Additionally, inspect the water supply line for any deformities. If air is pulled into the water valve together with the water, this can create a sloshing sound. You can repair the damaged hose or call an expert for help.
Ticking or Cracking
Every refrigerator makes a cracking sound at some point. This is common with new fridges as they adapt to the temperature and humidity of your home.
Also, when the ice melts and falls off during the defrost cycle in no-frost fridges, you’ll hear the cracking sound.
Moreover, large fridges are more likely to produce cracking sounds because they have more plastic parts.
Why do Refrigerators Produce Popping Sounds?
If your refrigerator is popping and you’re worried about it, we’ve got you covered. So far, we’ve explored the normal sounds to expect from your fridge. Now we dive into what causes the cracking sounds and what you can do about it.
The cracking is primarily due to thermal expansion in the freezer, which is familiar with no-frost fridges. As the heater melts off the frost from the evaporator, the inner walls of the freezer compartment will expand, and you’ll hear a banging noise.
Furthermore, the walls contract when the compressor pumps the refrigerant to cool things down. Pressure build-up and release when the walls expand, and contract is what causes this noise. This is common with new fridges when you first install them, but with time the noise should subside.
Alternatively, you can buy one of those old-fashioned units with the fridge and freezer in a single compartment. But, you’ll need to defrost it over time, manually.
The defrost heater ensures frost doesn’t build up on the fridge coils. When it turns on, you’ll hear a popping sound.
This element turns on about four times in a day, though there are days it will turn on more or less. Keep an eye out for any sudden changes, as these could signify either the defrost timer is broken or there’s an excess frost build-up.
Water Valve Issues
If you are experiencing problems with the water dispenser or ice maker, there’s a high chance the valve could be damaged.
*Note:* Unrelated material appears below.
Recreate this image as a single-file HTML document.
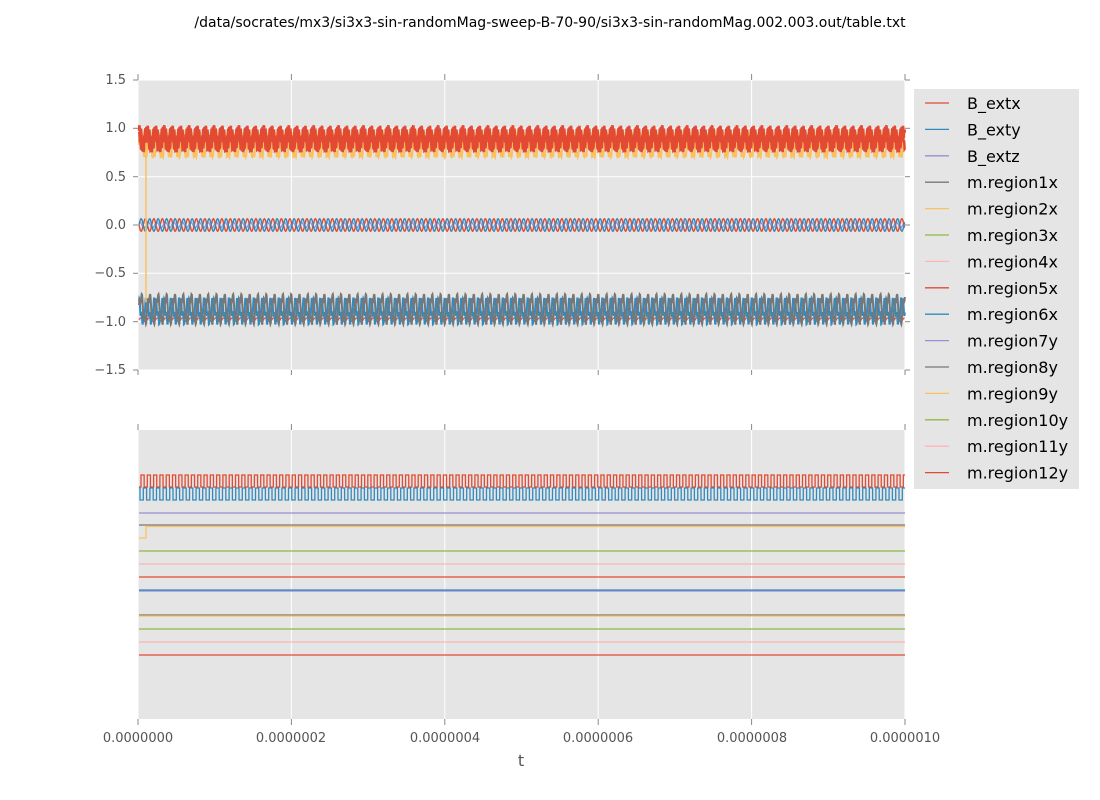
<!DOCTYPE html>
<html><head><meta charset="utf-8"><style>
body{margin:0;background:#fff;}
svg{display:block;font-family:"DejaVu Sans","Liberation Sans",sans-serif;}
</style></head><body>
<svg id="s" width="1100" height="800" xmlns="http://www.w3.org/2000/svg">
<rect width="1100" height="800" fill="#fff"/>
<text x="550" y="27" font-size="14" text-anchor="middle" fill="#000">/data/socrates/mx3/si3x3-sin-randomMag-sweep-B-70-90/si3x3-sin-randomMag.002.003.out/table.txt</text>
<rect x="138" y="80" width="767" height="290" fill="#e5e5e5"/>
<rect x="138" y="430" width="767" height="289" fill="#e5e5e5"/>
<g id="grid" stroke="#fff" stroke-width="1"></g>
<g id="ticks" stroke="#888" stroke-width="1"></g>
<g id="data" fill="none" stroke-width="1.2"></g>
<g font-size="13" fill="#555" text-anchor="end">
<text x="126" y="84">1.5</text><text x="126" y="132">1.0</text><text x="126" y="181">0.5</text>
<text x="126" y="229">0.0</text><text x="126" y="277">−0.5</text><text x="126" y="326">−1.0</text><text x="126" y="374">−1.5</text>
</g>
<g font-size="13" fill="#555" text-anchor="middle">
<text x="138" y="742">0.0000000</text><text x="291" y="742">0.0000002</text><text x="445" y="742">0.0000004</text>
<text x="598" y="742">0.0000006</text><text x="752" y="742">0.0000008</text><text x="905" y="742">0.0000010</text>
</g>
<text x="521" y="766" font-size="16" fill="#555" text-anchor="middle">t</text>
<rect x="914" y="89" width="165" height="400" fill="#e5e5e5"/>
<g id="leg" font-size="16" fill="#000"></g>
</svg>
<script>
var NS="http://www.w3.org/2000/svg";
function el(p,t,a){var e=document.createElementNS(NS,t);for(var k in a)e.setAttribute(k,a[k]);document.getElementById(p).appendChild(e);return e;}
var xs=[138,291.4,444.8,598.2,751.6,905];
var ty=[80,128.3,176.7,225,273.3,321.7,370];
xs.forEach(function(x){el('grid','line',{x1:x,y1:80,x2:x,y2:370});el('grid','line',{x1:x,y1:430,x2:x,y2:719});
el('ticks','line',{x1:x,y1:74,x2:x,y2:80});el('ticks','line',{x1:x,y1:370,x2:x,y2:375});
el('ticks','line',{x1:x,y1:424,x2:x,y2:430});el('ticks','line',{x1:x,y1:719,x2:x,y2:725});});
ty.forEach(function(y){el('grid','line',{x1:138,y1:y,x2:905,y2:y});el('ticks','line',{x1:133,y1:y,x2:138,y2:y});el('ticks','line',{x1:905,y1:y,x2:910,y2:y});});
var C={r:"#E24A33",b:"#348ABD",p:"#988ED5",g:"#777777",o:"#FBC15E",gr:"#8EBA42",pk:"#FFB5B8"};
function Y(v){return 225-v*96.67;}
function path(col,f,step,w){var d="";for(var x=139;x<=905;x+=step){d+=(d?"L":"M")+x.toFixed(2)+","+f(x).toFixed(2);}el('data','path',{d:d,stroke:col,'stroke-width':w||1.2});}
var P=8.3;
path(C.o,function(x){var ph=(x-139)/P*2*Math.PI;return Y(0.83+0.13*Math.sin(ph)+0.05*Math.sin(3*ph));},0.4,2);
path(C.r,function(x){var ph=(x-139)/P*2*Math.PI;return Y(0.89+0.1*Math.sin(ph+1)+0.04*Math.sin(5*ph));},0.3,2.5);
path(C.r,function(x){var ph=(x-139)/P*2*Math.PI;return Y(0.89+0.1*Math.sin(ph+2.5)+0.03*Math.sin(7*ph));},0.3,2.5);
path(C.p,function(x){return Y(0.03*Math.sin((x-139)/8.5*2*Math.PI+1));},0.8);
path(C.r,function(x){return Y(0.065*Math.sin((x-139)/8.5*2*Math.PI+Math.PI));},0.6,1.4);
path(C.b,function(x){return Y(0.065*Math.sin((x-139)/8.5*2*Math.PI));},0.6,1.4);
path(C.pk,function(x){var ph=(x-139)/P*2*Math.PI;return Y(-0.85+0.04*Math.sin(ph));},0.8);
path(C.r,function(x){var ph=(x-139)/P*2*Math.PI;return Y(-0.98+0.02*Math.sin(ph));},0.8);
path(C.b,function(x){var ph=(x-139)/P*2*Math.PI;return Y(-0.88+0.1*Math.sin(ph+2)+0.05*Math.sin(4*ph));},0.3,2);
path(C.g,function(x){var ph=(x-139)/P*2*Math.PI;return Y(-0.87+0.13*Math.sin(ph)+0.05*Math.sin(3*ph+1));},0.3,2);
el('data','line',{x1:146,y1:Y(0.85),x2:146,y2:Y(-0.8),stroke:C.o,'stroke-width':1.5});
function sq(col,y0,y1,per,off){var d="M139,"+y0;var hi=false;for(var x=139+off;x<905;x+=per/2){d+="L"+x.toFixed(2)+","+(hi?y1:y0);hi=!hi;d+="L"+x.toFixed(2)+","+(hi?y1:y0);}d+="L905,"+(hi?y1:y0);el('data','path',{d:d,stroke:col,'stroke-width':1.3});}
sq(C.r,487,475,6.3,2);
sq(C.b,488,500,6.6,1);
function hl(col,y,x0){el('data','line',{x1:x0||139,y1:y,x2:905,y2:y,stroke:col,'stroke-width':1.3});}
hl(C.p,513);hl(C.g,525);hl(C.o,526.5,146);
el('data','path',{d:"M139,538L146,538L146,526.5",stroke:C.o,'stroke-width':1.3});
hl(C.gr,551);hl(C.pk,564);hl(C.r,577);hl(C.p,591);hl(C.b,590);
hl(C.g,615);hl(C.o,616);hl(C.gr,629);hl(C.pk,642);hl(C.r,655);
var L=[["B_extx",C.r],["B_exty",C.b],["B_extz",C.p],["m.region1x",C.g],["m.region2x",C.o],["m.region3x",C.gr],["m.region4x",C.pk],["m.region5x",C.r],["m.region6x",C.b],["m.region7y",C.p],["m.region8y",C.g],["m.region9y",C.o],["m.region10y",C.gr],["m.region11y",C.pk],["m.region12y",C.r]];
L.forEach(function(l,i){var y=103+i*26.4;el('leg','line',{x1:925,y1:y,x2:949,y2:y,stroke:l[1],'stroke-width':1.3});var t=el('leg','text',{x:967,y:y+6});t.textContent=l[0];});
</script>
</body></html>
When the water inlet valve is broken, it will produce popping sounds.
How Can I Stop the Loud Popping Sounds from My Refrigerator?
Don’t let that irritating popping sound worry you. The good news is that you can handle some of the issues that cause this noise on your own. This can save you some money while helping you learn crucial handy skills.
As we have learned so far, the regular popping sounds are due to the defrosting cycle’s normal operation. So if you want to eliminate the noise, you’ll have to do so at the expense of this feature. You can disable it to get rid of them.
Alternatively, if it’s too much of a convenience to lose, you can opt for a separate quiet appliance to make ice.
You can also try putting it in an insulated, soundproof compartment. Or better still, you can give the moving parts a deep clean.
Troubleshooting the Water Supply
If you’re using a refrigerator hooked to a water dispenser or ice maker, then a constant water supply is a no-brainer. Sometimes the water valve opens vigorously, producing a sudden snapping sound. Don’t be alarmed – this is very normal. But, if it becomes frequent, you have a reason to panic.
Probably there’s a build-up of mineral deposits from regular use of hard water. When this happens, get a new water inlet valve.
Remember – There’s No Shame in Calling in the Calvary
Let’s keep it real. There’s no chance you can get around fixing your refrigerator’s popping sound for good – especially by yourself. It could be that some parts of the damaged evaporator coil are scattered in the cooling cycle. The best thing is to stick to appliances with an in-built defrost feature or opt to have a separate freezer section.